DK: I worked the summer before, at an investment bank in New York, and saved money.
CW: One of CAPA’s core values is cultural engagement. Talk about some of the ways in which you experienced this while abroad.
DK: I traveled to eight European cities while living in London. I traveled with very different types of people to very different places. Some cities were more for fun and some were more for learning and cultural engagement. CAPA gave me the opportunity to explore those places with extreme flexibility but the necessary support to know that I had an institution I could rely on while traveling in a new city.
Photo: Earl's Court, London by Adam Arseneau
CW: What challenges did you face when you returned home, if any? How did your friends and family react to stories of your experience abroad?
DK: It was an easy transition home. At first I missed being home and enjoyed it, but soon the thought of being in such an amazing city with so much freedom made me miss London. I still tell stories about my experience abroad and when I tell people that I lived in Earl’s Court as a college student, and during my time there, sailed on a yacht in the French Riviera, partied in Barcelona, toured the Van Gogh museum in Amsterdam and went into self-induced food coma several times in Italy, people’s jaws drop.
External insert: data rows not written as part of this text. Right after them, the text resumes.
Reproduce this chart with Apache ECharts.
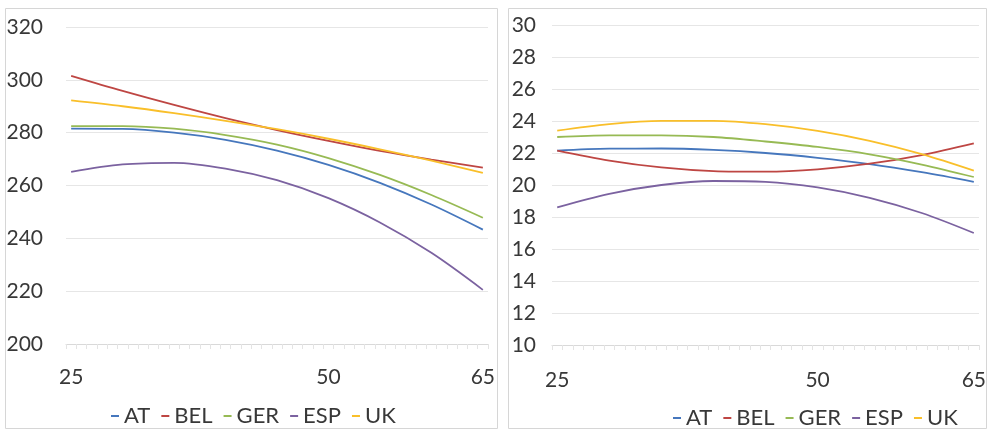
<!DOCTYPE html>
<html><head><meta charset="utf-8">
<script src="https://cdn.jsdelivr.net/npm/echarts@6/dist/echarts.min.js"></script>
<style>html,body{margin:0;padding:0;background:#fff}#c{width:989px;height:432px}</style>
</head><body><div id="c"></div>
<script>
// ---- data ----
const ages = [25, 30, 35, 40, 45, 50, 55, 60, 65];
const seriesNames = ['AT', 'BEL', 'GER', 'ESP', 'UK'];
const xTickLabels = [25, 50, 65];

// left panel
const leftAT  = [281.5, 281.4, 280.0, 277.3, 273.2, 267.8, 261.0, 252.8, 243.3];
const leftBEL = [301.5, 295.8, 290.5, 285.5, 281.0, 276.9, 273.1, 269.8, 266.8];
const leftGER = [282.5, 282.5, 281.5, 279.1, 275.5, 270.4, 264.0, 256.4, 247.8];
const leftESP = [265.2, 268.0, 268.6, 266.4, 262.0, 255.2, 246.0, 234.5, 220.5];
const leftUK  = [292.2, 290.0, 287.4, 284.5, 281.3, 277.7, 273.7, 269.4, 264.8];

// right panel
const rightAT  = [22.15, 22.27, 22.28, 22.19, 22.00, 21.70, 21.31, 20.80, 20.20];
const rightBEL = [22.15, 21.53, 21.10, 20.87, 20.83, 20.98, 21.33, 21.87, 22.60];
const rightGER = [23.00, 23.10, 23.10, 23.00, 22.72, 22.38, 21.92, 21.28, 20.50];
const rightESP = [18.60, 19.45, 20.00, 20.25, 20.20, 19.85, 19.20, 18.25, 17.00];
const rightUK  = [23.40, 23.81, 24.01, 24.01, 23.80, 23.38, 22.76, 21.93, 20.90];

const colors = {AT: '#4677bd', BEL: '#be4643', GER: '#97ba54', ESP: '#7b62a0', UK: '#f9bf2a'};

const leftData = {AT: leftAT, BEL: leftBEL, GER: leftGER, ESP: leftESP, UK: leftUK};
const rightData = {AT: rightAT, BEL: rightBEL, GER: rightGER, ESP: rightESP, UK: rightUK};

const FONT = 'Lato';
const TXT = '#383838';

// category-boundary tick positions along the x axis (one per age step)
const xTickPositions = [];
for (let a = 24.5; a <= 65.5; a += 1) xTickPositions.push(a);

function mkSeries(dataMap, idx) {
  return seriesNames.map(n => ({
    name: n, type: 'line', xAxisIndex: idx, yAxisIndex: idx,
    data: ages.map((a, i) => [a, dataMap[n][i]]),
    smooth: 0.33, showSymbol: false, symbol: 'none',
    lineStyle: {color: colors[n], width: 1.8},
    itemStyle: {color: colors[n]},
    animation: false
  }));
}

function xAxisCfg(idx, margin) {
  return {
    type: 'value', gridIndex: idx, min: 24.5, max: 65.5,
    axisLine: {show: true, lineStyle: {color: '#d9d9d9'}},
    axisTick: {show: true, customValues: xTickPositions, length: 5, lineStyle: {color: '#e4e4e4'}},
    splitLine: {show: false},
    axisLabel: {customValues: xTickLabels, fontFamily: FONT, fontSize: 21, color: TXT, margin: margin}
  };
}
function yAxisCfg(idx, min, max, interval, margin) {
  return {
    type: 'value', gridIndex: idx, min: min, max: max, interval: interval,
    axisLine: {show: false}, axisTick: {show: false},
    splitLine: {show: true, lineStyle: {color: '#e6e6e6', width: 1}},
    axisLabel: {fontFamily: FONT, fontSize: 21, color: TXT, margin: margin}
  };
}

const legendBase = {
  data: seriesNames, icon: 'rect', itemWidth: 8, itemHeight: 2, itemGap: 11,
  textStyle: {fontFamily: FONT, fontSize: 22, color: TXT},
  selectedMode: false
};

const chart = echarts.init(document.getElementById('c'), null, {renderer: 'canvas'});
chart.setOption({
  backgroundColor: '#fff',
  animation: false,
  color: seriesNames.map(n => colors[n]),
  graphic: [
    {type: 'rect', shape: {x: 5.5, y: 8.5, width: 492, height: 420}, style: {fill: 'none', stroke: '#d6d6d6', lineWidth: 1}, silent: true},
    {type: 'rect', shape: {x: 508.5, y: 8.5, width: 478, height: 420}, style: {fill: 'none', stroke: '#d6d6d6', lineWidth: 1}, silent: true}
  ],
  grid: [
    {left: 66, top: 27, width: 422, height: 317},
    {left: 552, top: 25, width: 431, height: 320}
  ],
  xAxis: [xAxisCfg(0, 23), xAxisCfg(1, 25)],
  yAxis: [yAxisCfg(0, 200, 320, 20, 23), yAxisCfg(1, 10, 30, 2, 16)],
  legend: [
    Object.assign({}, legendBase, {left: 106, top: 400}),
    Object.assign({}, legendBase, {left: 668, top: 402})
  ],
  series: mkSeries(leftData, 0).concat(mkSeries(rightData, 1))
});
</script>
</body></html>
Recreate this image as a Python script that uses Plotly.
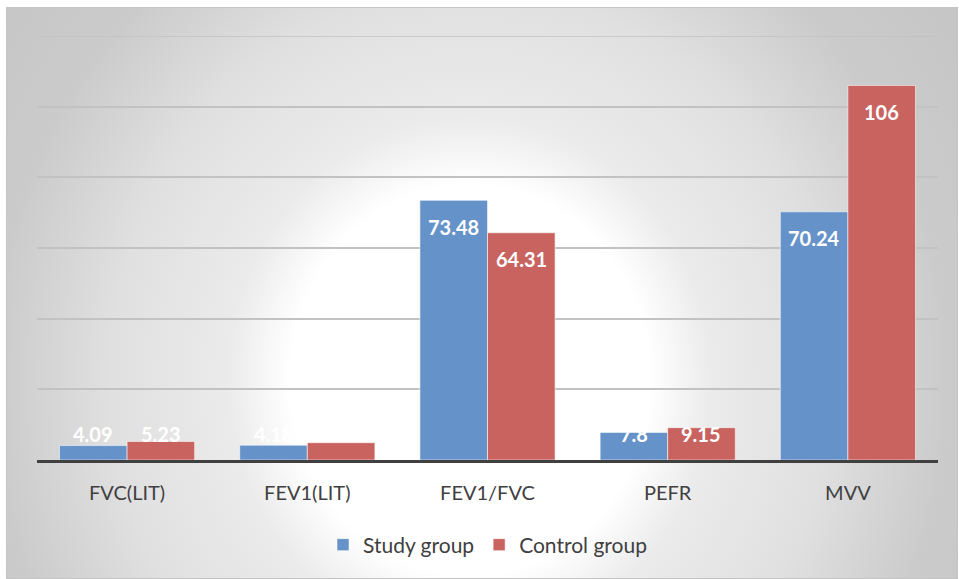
import base64
import plotly.graph_objects as go

# Spirometry parameters and group means
categories = ["FVC(LIT)", "FEV1(LIT)", "FEV1/FVC", "PEFR", "MVV"]
study_group = [4.09, 4.18, 73.48, 7.8, 70.24]
control_group = [5.23, 4.9, 64.31, 9.15, 106]
series_names = ["Study group", "Control group"]

BLUE = "#6592C8"
RED = "#C8635F"
FONT = "Lato"
GRID = "#c2c2c2"

W, H = 959, 579
L, R, T, B = 37, 21, 36, 119
plot_w, plot_h = W - L - R, H - T - B
y_max = 120

# Soft radial background for the chart area (white core, grey rim)
bg_w, bg_h = 952, 572
cx, cy = 464, 373
svg = f"""<svg xmlns='http://www.w3.org/2000/svg' width='{bg_w}' height='{bg_h}'>
<defs><radialGradient id='g' gradientUnits='userSpaceOnUse' cx='{cx}' cy='{cy}' r='620'
 gradientTransform='translate({cx},{cy}) scale(1,1.084) translate({-cx},{-cy})'>
<stop offset='0' stop-color='#ffffff'/>
<stop offset='0.29' stop-color='#ffffff'/>
<stop offset='0.39' stop-color='#ebebeb'/>
<stop offset='0.58' stop-color='#e0e0e0'/>
<stop offset='0.77' stop-color='#cbcbcb'/>
<stop offset='1' stop-color='#c4c4c4'/>
</radialGradient></defs>
<rect x='0.5' y='0.5' width='{bg_w-1}' height='{bg_h-1}' fill='url(#g)' stroke='#c4c4c4' stroke-width='1'/>
</svg>"""
bg_uri = "data:image/svg+xml;base64," + base64.b64encode(svg.encode()).decode()

fig = go.Figure()
for name, vals, col in [(series_names[0], study_group, BLUE),
                        (series_names[1], control_group, RED)]:
    fig.add_trace(go.Bar(
        name=name, x=categories, y=vals,
        marker=dict(color=col, line=dict(color="rgba(255,255,255,0.55)", width=1)),
        hoverinfo="x+y",
    ))

# Value labels near the top of each bar (short bars keep the label just above the axis)
px_per_unit = plot_h / y_max
cat_px = plot_w / len(categories)
bar_px = cat_px * 0.75 / 2
annotations = []
for vals, sgn in [(study_group, -1), (control_group, 1)]:
    for cat, v in zip(categories, vals):
        tall = v * px_per_unit > 53
        annotations.append(dict(
            x=cat, y=v if tall else 0, xref="x", yref="y",
            text=f"{v:g}", showarrow=False,
            xshift=sgn * bar_px / 2,
            yshift=-26.5 if tall else 26,
            yanchor="middle", xanchor="center",
            font=dict(family=FONT, size=20, color="white", weight="bold"),
        ))

fig.update_layout(
    width=W, height=H,
    margin=dict(l=L, r=R, t=T, b=B),
    paper_bgcolor="white",
    plot_bgcolor="rgba(0,0,0,0)",
    barmode="group", bargap=0.25, bargroupgap=0,
    font=dict(family=FONT, color="#404040"),
    annotations=annotations,
    # gridline at the top of the value range (plotly skips grid at the plot edge)
    shapes=[dict(type="line", xref="paper", x0=0, x1=1, yref="y", y0=y_max, y1=y_max,
                 line=dict(color=GRID, width=1.5), layer="below")],
    images=[dict(
        source=bg_uri, xref="paper", yref="paper",
        x=(6 - L) / plot_w, y=(H - B - 7) / plot_h,
        sizex=bg_w / plot_w, sizey=bg_h / plot_h,
        xanchor="left", yanchor="top", sizing="stretch", layer="below",
    )],
    xaxis=dict(
        showline=True, linecolor="#404040", linewidth=3,
        showgrid=False, ticks="", ticklabelstandoff=13,
        tickfont=dict(family=FONT, size=20, color="#404040"),
    ),
    yaxis=dict(
        range=[0, y_max], dtick=20, showticklabels=False,
        showgrid=True, gridcolor=GRID, gridwidth=1.5,
        zeroline=False, showline=False,
    ),
    legend=dict(
        orientation="h", x=0.5, xanchor="center",
        y=(H - B - 545) / plot_h, yanchor="middle",
        font=dict(family=FONT, size=21, color="#404040"),
        bgcolor="rgba(0,0,0,0)",
    ),
)

fig.write_html("out.html")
Most importantly, some of my closest friends are those that I made during that trip, which will forever be a link.
CW: What advice would you offer students currently studying abroad or considering a program?
DK: Studying abroad has been one of the richest experiences in my life and was one of the more rewarding decisions I made while on campus. Being part of an internship program is icing on the cake. To be able to experience a city in a social, cultural AND professional setting is so unique and one that I would think most students would want to be a part of.
Don’t worry about leaving your friends on campus, or missing a semester of classes with your faculty and peers. You have eight semesters on campus; dedicate one to an experience that will last a lifetime. You won’t regret it.